Abstract

High inflation is one of the destabilizing factors for macroeconomic situation in a country since it decreases household income and enhances production costs. Some researchers note that rising prices lead to a decline in economic growth, therefore the monetary policy of the central banks in the world implements inflation targeting policy to achieve consistently low inflation. Despite the fact that a number of countries uses this policy regime, the scientific community continues debates about the effectiveness of the inflation targeting. In particular, it is still not obvious whether inflation targeting policies promote economic growth in the countries implementing them or, on the contrary, lead to economic slowdown.
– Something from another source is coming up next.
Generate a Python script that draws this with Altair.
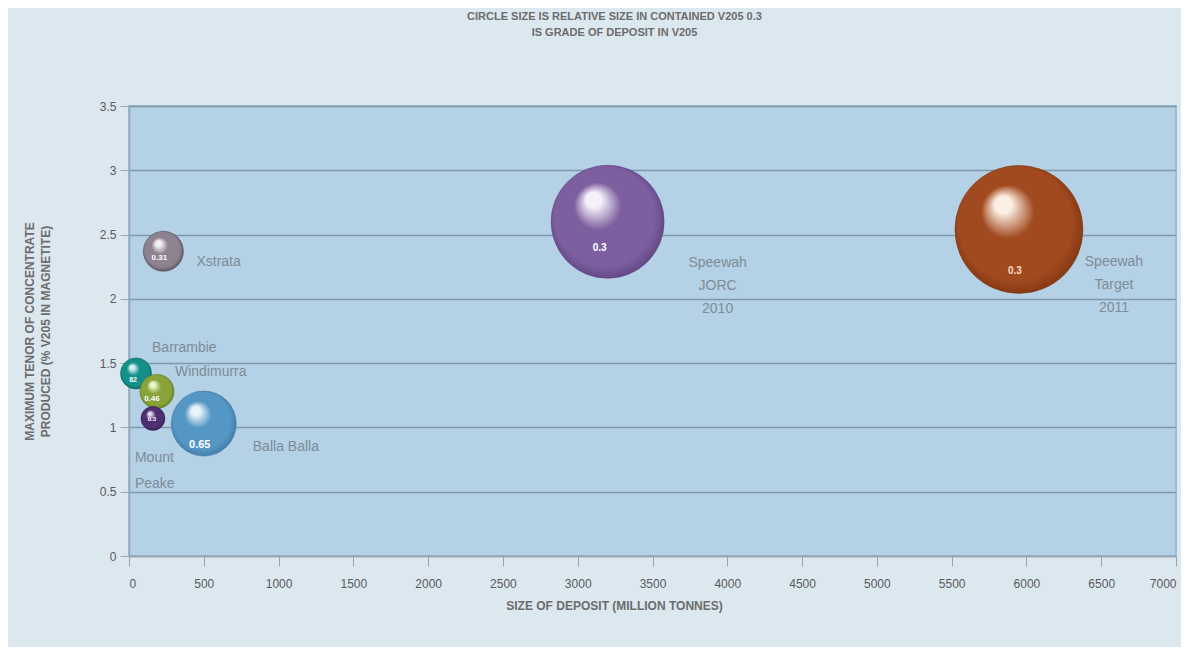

The purpose of the study is to assess the impact of the inflation targeting regime implementation on the economic growth in developed and developing countries and estimate the effectiveness of such policies. The hypothesis of the study assumes that the inflation targeting policy stimulates economic growth, however, its effectiveness is greater for developing countries than for developed ones. For econometric modeling, we use time-series panel data for 63 countries ranged 1980–2021. Given the length of the period and cross-sectional dependency, we apply the Cross-Section Augmented Auto-regressive Distributed Lags (CS-ARDL) approach. The results of the study demonstrate a positive impact of inflation targeting on economic growth. Moreover, we document that implementation of this policy spurs economic growth in the developing countries, while no such effect is observed for developed economies. The study fills the gap in the existing literature on the inflation targeting effectiveness analysis and points the need for choosing different instruments to address inflation in developed countries. The practical significance of the study lies in the fact that the results obtained confirm the effectiveness of inflation targeting for developing countries and its absence for developed countries.